Malgoska Szumowska's In The Name Of
has won the Teddy Award at the 63rd Berlin
International Festival, also known as Berlinale.
In the film, a Catholic priest named
Adam (played by Andrzej Chyra) takes over a small parish in rural
Poland where he works with teenagers with behavioral problems.
Father Adam, who answered his calling at the relatively late age of
21, entered the priesthood to escape his fears about his sexuality.
When he meets Lukasz, the son of a simple rural family, Adam is
forced to confront a long forgotten passion.

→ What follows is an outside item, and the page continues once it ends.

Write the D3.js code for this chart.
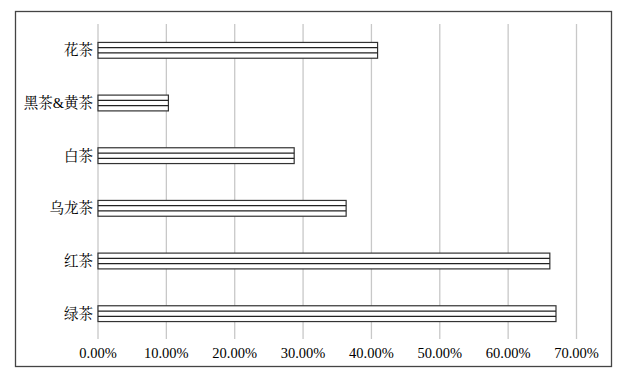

“The story came to me kind of from a
newspaper,” Szumowska said during a Belinale press conference. “I
found a small article in the press about young boy who killed the
priest. Of course, in our film nobody kill the priest. But I found
it very interesting because nobody knows why it happened. And out of
this short sentence I start to think about love story between a young
man and the priest.”
In awarding In The Name Of the
Teddy for best feature film at the festival, the 9-member jury
praised it for daring to “challenge the stereotypes of
homosexuality versus religion with a personal story, told in a deeply
humane way.”
Concussion won a Special Jury
Award, while Bambi won best documentary.
In Concussion, a bored lesbian
wife turns to prostitution.
(Related: Sundance:
Married lesbian turns to prostitution in Concussion.)
Bambi, which
premiered at Berlinale, documents the life of a showgirl
who performed for 20 years at Le Carrousel de Paris. Working under
the stage name of Bambi, Marie-Pierre Pruvot was a transgender
pioneer.
The
Teddy, now in its 27th
year, recognizes the best LGBT cinema at the festival. In 2010,
American director Lisa Cholodenko took home the prize with the
lesbian moms movie The Kids Are All Right.